PULLMAN, Wash.–Longtime area art teacher Vic Moore opens the Washington State University Museum of Art’s summer exhibit series with a talk about the late Ken Cory, an exhibiting artist, and his jewelry techniques.
Moore’s talk, “Play Disguised: The Early Years,” is set for 7:30 p.m. Tuesday, May 26, at the Fine Arts Auditorium and is open to the public without charge. Moore was Cory’s art teacher throughout grade school and high school. When Cory returned to Pullman to attend WSU as a graduate student, Moore too was earning an advanced degree, and the two attended graduate school together.

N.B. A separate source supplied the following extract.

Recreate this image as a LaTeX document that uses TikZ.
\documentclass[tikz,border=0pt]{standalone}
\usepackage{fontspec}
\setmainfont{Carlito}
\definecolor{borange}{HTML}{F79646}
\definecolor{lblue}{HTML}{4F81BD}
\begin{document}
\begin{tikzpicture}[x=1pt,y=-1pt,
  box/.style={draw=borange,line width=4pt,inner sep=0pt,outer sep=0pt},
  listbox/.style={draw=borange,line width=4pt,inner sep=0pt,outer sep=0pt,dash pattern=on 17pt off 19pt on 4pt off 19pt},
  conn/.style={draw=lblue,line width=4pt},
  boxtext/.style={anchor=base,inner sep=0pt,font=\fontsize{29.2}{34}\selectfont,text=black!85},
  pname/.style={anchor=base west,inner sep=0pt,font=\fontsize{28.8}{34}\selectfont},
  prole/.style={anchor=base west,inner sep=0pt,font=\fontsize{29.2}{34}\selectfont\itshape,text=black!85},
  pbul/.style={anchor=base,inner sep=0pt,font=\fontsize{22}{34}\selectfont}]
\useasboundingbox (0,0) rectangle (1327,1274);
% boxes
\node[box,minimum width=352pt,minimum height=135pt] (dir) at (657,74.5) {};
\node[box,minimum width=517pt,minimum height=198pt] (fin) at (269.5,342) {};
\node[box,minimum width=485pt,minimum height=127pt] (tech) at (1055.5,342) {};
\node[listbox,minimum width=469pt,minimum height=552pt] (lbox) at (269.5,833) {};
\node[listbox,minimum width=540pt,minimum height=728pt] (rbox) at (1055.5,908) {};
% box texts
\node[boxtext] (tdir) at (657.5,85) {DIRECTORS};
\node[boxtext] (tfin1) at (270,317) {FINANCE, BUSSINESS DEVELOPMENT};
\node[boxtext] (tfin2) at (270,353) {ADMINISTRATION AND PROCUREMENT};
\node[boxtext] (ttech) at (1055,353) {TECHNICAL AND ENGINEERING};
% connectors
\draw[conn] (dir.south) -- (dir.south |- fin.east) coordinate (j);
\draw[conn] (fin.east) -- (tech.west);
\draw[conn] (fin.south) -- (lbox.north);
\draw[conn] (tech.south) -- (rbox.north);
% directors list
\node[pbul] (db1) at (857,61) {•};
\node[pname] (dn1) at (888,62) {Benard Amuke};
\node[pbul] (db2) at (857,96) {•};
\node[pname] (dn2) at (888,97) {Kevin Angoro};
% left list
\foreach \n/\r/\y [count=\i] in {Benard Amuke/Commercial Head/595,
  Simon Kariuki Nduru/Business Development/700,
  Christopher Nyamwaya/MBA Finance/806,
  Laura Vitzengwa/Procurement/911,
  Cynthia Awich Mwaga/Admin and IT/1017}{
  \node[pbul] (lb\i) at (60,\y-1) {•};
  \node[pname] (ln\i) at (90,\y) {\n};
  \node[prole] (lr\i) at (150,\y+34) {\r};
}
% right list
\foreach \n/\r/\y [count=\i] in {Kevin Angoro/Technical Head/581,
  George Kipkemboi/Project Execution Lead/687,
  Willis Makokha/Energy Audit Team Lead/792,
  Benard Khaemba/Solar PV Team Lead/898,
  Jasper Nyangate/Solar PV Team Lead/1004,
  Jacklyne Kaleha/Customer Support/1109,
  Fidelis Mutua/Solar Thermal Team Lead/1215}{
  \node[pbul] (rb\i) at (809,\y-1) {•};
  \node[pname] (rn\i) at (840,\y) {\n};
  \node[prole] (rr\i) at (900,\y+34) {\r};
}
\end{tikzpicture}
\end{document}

According to catalog author Ben Mitchell, Moore had a “profound and enduring influence on Cory’s life and work.” Raised in Pullman, Cory combined images from popular culture with classic jewelry techniques to create works full of irreverent humor and fine craftsmanship. Cory helped propel the Northwest into the forefront of the national art jewelry movement. His early work grew out of the 1960s’ funk art scene. In the next decade, he collaborated with Les LePere as the Pencil Brothers, and their raucous enameled objects and narrative jewelry “tease their audiences with visual puns and riddles.” Working alone in the 1980s, Cory continued refining his work, incorporating traditional jewelry materials to create pins more subtle and abstract, yet still based on everyday objects.

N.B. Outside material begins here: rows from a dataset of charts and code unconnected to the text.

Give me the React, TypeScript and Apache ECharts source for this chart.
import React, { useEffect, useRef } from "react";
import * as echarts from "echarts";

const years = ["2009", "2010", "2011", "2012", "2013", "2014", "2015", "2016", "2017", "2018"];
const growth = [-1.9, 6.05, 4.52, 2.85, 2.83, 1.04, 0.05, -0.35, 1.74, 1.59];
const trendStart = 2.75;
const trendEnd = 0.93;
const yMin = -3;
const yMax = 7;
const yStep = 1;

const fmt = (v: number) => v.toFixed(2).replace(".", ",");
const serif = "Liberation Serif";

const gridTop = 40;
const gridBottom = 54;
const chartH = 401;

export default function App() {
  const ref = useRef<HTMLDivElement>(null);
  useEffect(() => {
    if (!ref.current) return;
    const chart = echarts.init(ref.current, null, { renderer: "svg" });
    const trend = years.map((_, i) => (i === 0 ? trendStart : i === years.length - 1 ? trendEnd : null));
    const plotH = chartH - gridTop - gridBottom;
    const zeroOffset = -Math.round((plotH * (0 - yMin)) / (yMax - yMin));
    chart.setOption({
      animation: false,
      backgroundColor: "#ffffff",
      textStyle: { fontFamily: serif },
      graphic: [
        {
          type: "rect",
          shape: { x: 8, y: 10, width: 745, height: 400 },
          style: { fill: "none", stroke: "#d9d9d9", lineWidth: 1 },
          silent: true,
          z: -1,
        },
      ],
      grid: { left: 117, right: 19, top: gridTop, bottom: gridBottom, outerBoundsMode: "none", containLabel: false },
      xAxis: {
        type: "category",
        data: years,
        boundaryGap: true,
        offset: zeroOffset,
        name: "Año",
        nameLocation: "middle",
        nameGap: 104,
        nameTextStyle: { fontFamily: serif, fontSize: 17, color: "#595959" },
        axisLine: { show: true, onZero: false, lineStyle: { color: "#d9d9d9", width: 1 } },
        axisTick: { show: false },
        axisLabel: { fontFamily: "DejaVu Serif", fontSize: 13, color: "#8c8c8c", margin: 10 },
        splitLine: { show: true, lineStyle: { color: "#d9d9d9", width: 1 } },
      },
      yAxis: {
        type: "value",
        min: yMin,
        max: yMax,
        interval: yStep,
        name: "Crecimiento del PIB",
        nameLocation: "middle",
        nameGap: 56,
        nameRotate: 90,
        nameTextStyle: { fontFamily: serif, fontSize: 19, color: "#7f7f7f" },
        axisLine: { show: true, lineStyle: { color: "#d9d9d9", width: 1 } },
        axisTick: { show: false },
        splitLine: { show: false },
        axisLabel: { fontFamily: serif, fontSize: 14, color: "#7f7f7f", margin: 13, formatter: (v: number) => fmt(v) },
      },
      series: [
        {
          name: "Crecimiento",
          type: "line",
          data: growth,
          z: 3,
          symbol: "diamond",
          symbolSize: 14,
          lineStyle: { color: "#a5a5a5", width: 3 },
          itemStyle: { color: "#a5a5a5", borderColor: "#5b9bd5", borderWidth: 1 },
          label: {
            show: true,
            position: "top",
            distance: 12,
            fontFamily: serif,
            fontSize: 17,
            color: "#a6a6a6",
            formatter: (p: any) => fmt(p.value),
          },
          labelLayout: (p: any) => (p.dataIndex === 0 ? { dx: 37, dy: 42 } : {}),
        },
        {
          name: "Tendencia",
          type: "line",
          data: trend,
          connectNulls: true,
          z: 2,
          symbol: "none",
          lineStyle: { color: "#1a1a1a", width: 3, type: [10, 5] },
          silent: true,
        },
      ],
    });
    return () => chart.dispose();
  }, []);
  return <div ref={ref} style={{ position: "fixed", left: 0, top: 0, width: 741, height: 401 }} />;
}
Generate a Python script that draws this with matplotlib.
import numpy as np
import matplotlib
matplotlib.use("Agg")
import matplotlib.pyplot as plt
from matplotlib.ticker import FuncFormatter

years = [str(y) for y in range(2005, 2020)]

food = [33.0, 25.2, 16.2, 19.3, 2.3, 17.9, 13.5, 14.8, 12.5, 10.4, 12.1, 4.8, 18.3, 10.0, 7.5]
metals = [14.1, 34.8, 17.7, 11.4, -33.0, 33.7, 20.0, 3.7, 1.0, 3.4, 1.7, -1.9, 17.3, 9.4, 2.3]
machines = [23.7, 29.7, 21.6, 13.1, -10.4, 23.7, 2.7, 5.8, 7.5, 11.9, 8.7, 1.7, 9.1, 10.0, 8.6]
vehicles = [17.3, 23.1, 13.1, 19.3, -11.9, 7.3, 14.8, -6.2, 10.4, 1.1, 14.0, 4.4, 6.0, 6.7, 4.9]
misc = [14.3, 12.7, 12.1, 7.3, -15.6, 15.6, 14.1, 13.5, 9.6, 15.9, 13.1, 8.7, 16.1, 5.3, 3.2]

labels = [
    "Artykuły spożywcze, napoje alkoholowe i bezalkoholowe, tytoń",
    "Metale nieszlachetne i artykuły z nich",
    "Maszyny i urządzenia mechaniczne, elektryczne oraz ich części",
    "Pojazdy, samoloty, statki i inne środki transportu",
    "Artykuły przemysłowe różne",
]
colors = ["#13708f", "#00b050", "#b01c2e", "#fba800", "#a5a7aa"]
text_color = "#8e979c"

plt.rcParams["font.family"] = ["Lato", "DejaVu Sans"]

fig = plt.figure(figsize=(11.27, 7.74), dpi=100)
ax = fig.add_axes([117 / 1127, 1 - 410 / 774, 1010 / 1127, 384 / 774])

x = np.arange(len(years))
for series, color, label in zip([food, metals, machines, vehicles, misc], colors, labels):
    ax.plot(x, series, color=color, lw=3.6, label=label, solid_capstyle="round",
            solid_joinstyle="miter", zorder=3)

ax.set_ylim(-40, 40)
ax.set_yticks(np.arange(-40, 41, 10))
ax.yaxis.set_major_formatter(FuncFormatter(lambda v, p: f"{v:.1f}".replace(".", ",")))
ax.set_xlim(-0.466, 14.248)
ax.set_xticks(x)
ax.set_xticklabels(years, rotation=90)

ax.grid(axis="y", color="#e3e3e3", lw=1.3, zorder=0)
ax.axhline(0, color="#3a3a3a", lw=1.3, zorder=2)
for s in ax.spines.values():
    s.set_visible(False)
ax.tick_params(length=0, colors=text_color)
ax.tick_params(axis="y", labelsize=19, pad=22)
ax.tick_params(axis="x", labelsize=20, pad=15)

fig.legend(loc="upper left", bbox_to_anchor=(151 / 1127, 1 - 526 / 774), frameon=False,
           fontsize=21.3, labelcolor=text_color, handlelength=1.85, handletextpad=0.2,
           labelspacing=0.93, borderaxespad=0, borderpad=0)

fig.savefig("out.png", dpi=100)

The exhibit was organized by the Tacoma Art Museum. Guest curator Nancy Worden selected more than 100 pieces, including pins, buckles, rings, small-scale sculpture and functional objects. A catalog of the exhibit also is available.
Showing concurrently with the Cory exhibit is “Gods, Lovers and Heroes: Classical Myths from the WSU Permanent Collection,” a selection of works by 19th- and 20th-century artists. The exhibition will include Honore Daumier’s satirical “Histoire Ancienne” and Michael Spafford’s “Labors of Hercules.”
Summer exhibitions end Aug. 2. Museum hours are Monday-Friday, 10 a.m.-4 p.m.; Tuesday, 10 a.m.-10 p.m.; Saturday and Sunday, 1-5 p.m. The facility will be closed July 3-5. Funding for exhibitions and programs is provided by WSU, the Friends of the Museum of Art and the WSU Summer Recreation Committee. A portion of the museum’s general operating funds for the year has been provided through a grant from the Institute of Museum and Library Services, a federal agency that offers general operating support to the nation’s museums.